The Moral Standing of Non-Vegans

Megan McArdle over at The Atlantic just wrote a terrific blog entry about her veganism, which spells out her thoughts on judging meat eaters. You should read the whole thing, but here’s the first half:

Right after I got out of grad school, I had a fight with a friend about veal. Said friend loved veal, and more importantly, wanted to cook veal for me; I refused to eat it, which made him mad. It was not, he pointed out, consistent to care about veal calves but happily eat industrially farmed chicken.

“You’re right,” I said. “I’m going back to being a vegetarian.”

Surprisingly, this did not fill him with the thrill of victory. He just got madder. “I don’t want you to stop eating chicken,” he said, exasperatedly, “I want you to start eating veal!”

Little did I suspect that I would be having some version of this conversation every time I dared blog about being a vegan.

Is it possible to be a vegan without judging other people? It had better be, because I just don’t have time to pass judgment on the overwhelming majority of people in the world who eat animal products. Obviously, having decided that it’s morally wrong to eat animal products, I can’t exactly say that I think it’s perfectly okay for other people to do so. On the other hand, I recognize that the universe is a complicated place, and my moral judgements are imperfect.

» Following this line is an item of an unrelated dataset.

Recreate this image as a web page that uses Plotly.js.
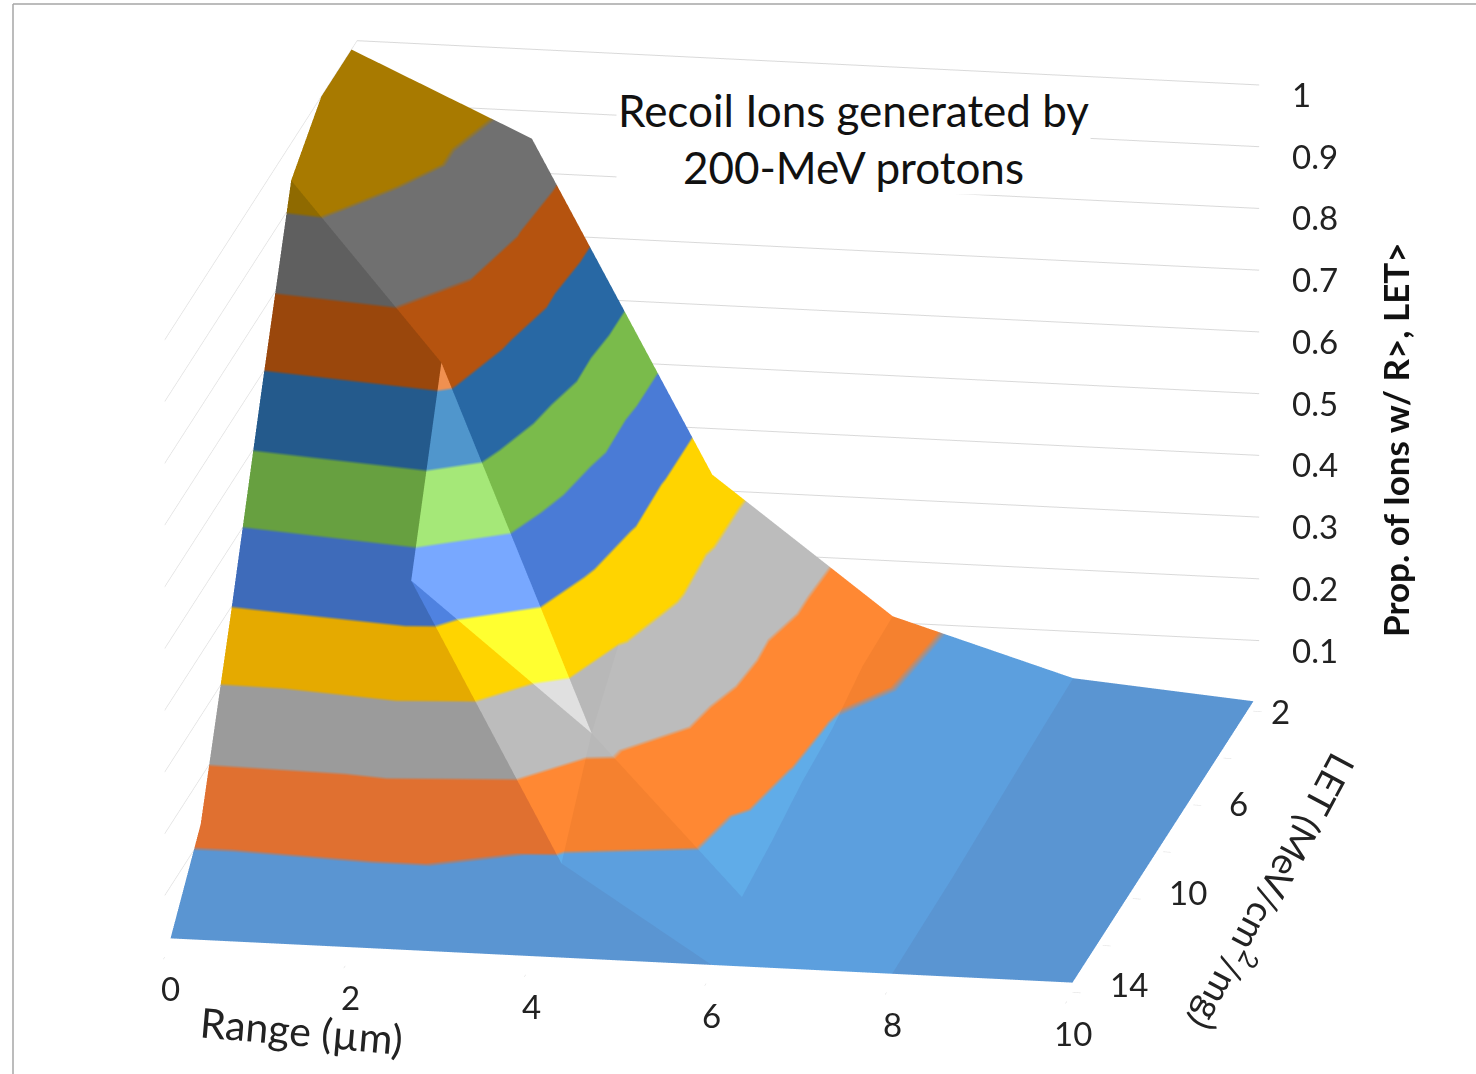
<!DOCTYPE html>
<html><head><meta charset="utf-8">
<script src="https://cdn.plot.ly/plotly-3.0.1.min.js"></script>
<style>html,body{margin:0;padding:0;background:#fff}#c{width:1476px;height:1074px}</style></head>
<body><div id="c"></div>
<script>
const rangeUm = [0,2,4,6,8,10];
const letVals = [14,12,10,8,6,4,2];
const z14 = [0.016,0.016,0.016,0.016,0.016,0.016];
const z12 = [0.125,0.14,0.09,0.05,0.018,0.016];
const z10 = [0.39,0.458,0.225,0.065,0.02,0.016];
const z8  = [0.67,0.735,0.31,0.085,0.025,0.016];
const z6  = [0.94,0.80,0.345,0.095,0.03,0.016];
const z4  = [1.00,0.85,0.34,0.12,0.035,0.016];
const z2  = [1.00,0.87,0.34,0.125,0.039,0.016];
const rows = [z14,z12,z10,z8,z6,z4,z2];
const shadeA = ['#5a95d2','#e07030','#9b9b9b','#e5aa00','#3e6bba','#67a040','#245a8c','#9a470c','#5f5f5f','#8f6a00'];
const shadeB = ['#5c9fde','#f5812f','#b8b8b8','#ffd400','#4a7bd6','#7abb4b','#2868a4','#b5530f','#707070','#a87a00'];
const shadeC = ['#60ace8','#ff8833','#bcbcbc','#ffd400','#4f82e0','#80c455','#3070b0','#c05a15','#7a7a7a','#b08000'];
const shadeD = ['#70b8f5','#ff9a50','#e0e0e0','#ffff30','#78a8ff','#a5e878','#5096cc','#f09050','#8a8a8a','#b08000'];
const zTicks = [0.1,0.2,0.3,0.4,0.5,0.6,0.7,0.8,0.9,1];
const zTickText = ['0.1','0.2','0.3','0.4','0.5','0.6','0.7','0.8','0.9','1'];
const letLabels = [14,10,6,2];
const letLabelShiftX = {14:56,10:55,6:45,2:27};
const letLabelShiftY = {14:9,10:7,6:2,2:0};

const X=[],Y=[],Z=[];
const nx=rangeUm.length, ny=letVals.length;
rows.forEach((r,j)=>r.forEach((v,i)=>{X.push(rangeUm[i]);Y.push(letVals[j]);Z.push(v);}));
function faceShade(i,j,upper){
  if(i===0){ if(j<3) return 'A'; if(j===3) return upper?'B':'A'; return 'B'; }
  if(i===1){ if(j===0) return 'A'; if(j===1) return upper?'C':'A'; if(j===2) return upper?'B':'D'; return 'B'; }
  if(i===2){ if(j===0) return upper?'B':'A'; if(j===1) return upper?'C':'B'; return 'C'; }
  if(i===3){ return 'B'; }
  return 'A';
}
const tris={A:{I:[],J:[],K:[],c:shadeA},B:{I:[],J:[],K:[],c:shadeB},C:{I:[],J:[],K:[],c:shadeC},D:{I:[],J:[],K:[],c:shadeD}};
for(let j=0;j<ny-1;j++)for(let i=0;i<nx-1;i++){
  const a=j*nx+i,b=a+1,c=a+nx,d=c+1;
  const lo=tris[faceShade(i,j,false)]; lo.I.push(a);lo.J.push(b);lo.K.push(c);
  const up=tris[faceShade(i,j,true)];  up.I.push(b);up.J.push(d);up.K.push(c);
}
function scaleOf(cols){const s=[];cols.forEach((c,n)=>{s.push([n/10,c]);s.push([(n+1)/10,c]);});return s;}
const traces=Object.values(tris).map(t=>({type:'mesh3d',x:X,y:Y,z:Z,i:t.I,j:t.J,k:t.K,intensity:Z,intensitymode:'vertex',
  colorscale:scaleOf(t.c),cmin:0,cmax:1,showscale:false,flatshading:true,hoverinfo:'skip',
  lighting:{ambient:1,diffuse:0,specular:0,roughness:1,fresnel:0}}));
const grey='#d9d9d9';
const tf={family:'Lato, sans-serif',size:33,color:'#222'};
const sceneNotes=[];
zTicks.forEach((t,n)=>sceneNotes.push({x:10,y:2,z:t,text:zTickText[n],showarrow:false,xanchor:'left',yanchor:'middle',xshift:36,yshift:0,font:tf}));
rangeUm.forEach(v=>sceneNotes.push({x:v,y:14,z:0,text:String(v),showarrow:false,xanchor:'center',yanchor:'middle',xshift:0,yshift:-40,font:tf}));
letLabels.forEach(v=>sceneNotes.push({x:10,y:v,z:0,text:String(v),showarrow:false,xanchor:'center',yanchor:'middle',xshift:letLabelShiftX[v],yshift:letLabelShiftY[v],font:tf}));
const ax={showgrid:false,zeroline:false,showline:false,showbackground:false,showticklabels:false,title:{text:''}};
const layout={width:1476,height:1074,margin:{l:0,r:0,t:0,b:0},paper_bgcolor:'#fff',showlegend:false,
 scene:{domain:{x:[0,0.965],y:[0.0408,0.9888]},bgcolor:'rgba(0,0,0,0)',aspectmode:'manual',
  aspectratio:{x:1.80,y:2.16,z:1.262},
  camera:{projection:{type:'orthographic'},eye:{x:0.70,y:-3.94,z:1.15},center:{x:0,y:0,z:0},up:{x:0,y:0,z:1}},
  xaxis:Object.assign({},ax,{range:[0,10],tickvals:rangeUm,ticks:'outside',ticklen:8,tickcolor:grey}),
  yaxis:Object.assign({},ax,{autorange:'reversed',tickvals:letVals,ticks:'outside',ticklen:8,tickcolor:grey}),
  zaxis:Object.assign({},ax,{range:[0,1],tickvals:zTicks,ticks:'',showgrid:true,gridcolor:grey,gridwidth:2}),
  annotations:sceneNotes
 },
 shapes:[
  {type:'line',xref:'paper',yref:'paper',x0:13/1476,x1:13/1476,y0:0,y1:1-4/1074,line:{color:'#a6a6a6',width:1.5}},
  {type:'line',xref:'paper',yref:'paper',x0:13/1476,x1:1,y0:1-4/1074,y1:1-4/1074,line:{color:'#a6a6a6',width:1.5}}
 ],
 annotations:[
  {xref:'paper',yref:'paper',xanchor:'center',yanchor:'middle',x:853/1476,y:1-138/1074,text:'Recoil Ions generated by<br>200-MeV protons',showarrow:false,bgcolor:'#ffffff',font:{family:'Lato, sans-serif',size:44,color:'#111'},align:'center'},
  {xref:'paper',yref:'paper',xanchor:'center',yanchor:'middle',x:1395/1476,y:1-440/1074,text:'<b>Prop. of Ions w/ R>, LET></b>',textangle:-90,showarrow:false,font:{family:'Lato, sans-serif',size:35,color:'#111'}},
  {xref:'paper',yref:'paper',xanchor:'center',yanchor:'middle',x:1275/1476,y:1-893/1074,text:'LET (MeV/cm<sup>2</sup>/mg)',textangle:118,showarrow:false,font:{family:'Lato, sans-serif',size:37,color:'#222'}},
  {xref:'paper',yref:'paper',xanchor:'center',yanchor:'middle',x:301/1476,y:1-1030/1074,text:'Range (µm)',textangle:5,showarrow:false,font:{family:'Lato, sans-serif',size:41,color:'#222'}}
 ]};
Plotly.newPlot('c',traces,layout,{displayModeBar:false});
</script></body></html>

Or maybe a better way to say it is that there are moral judgements, and then there are moral judgements. I wish more people would stop eating meat, but I also think it is possible to be a perfectly good, moral human being and still eat meat, in a way that I don’t think it is possible to be a good moral human being and still rape twelve-year olds. I have judged the behavior and found it wanting, but I do not judge, in any way, the people who indulge in it. I think there’s something wrong with eating meat, but I don’t think there’s anything wrong with meat-eaters.

The brief part of Megan’s entry about raising vegan children seems inaccurate, in the sense that it’s definitely possible to give vegan kids every nutritional advantage of kids eating the best possible omnivorous diets. I’m going to put her in touch with Jack Norris, RD and ask her to take another look at vegan nutrition for kids. Link.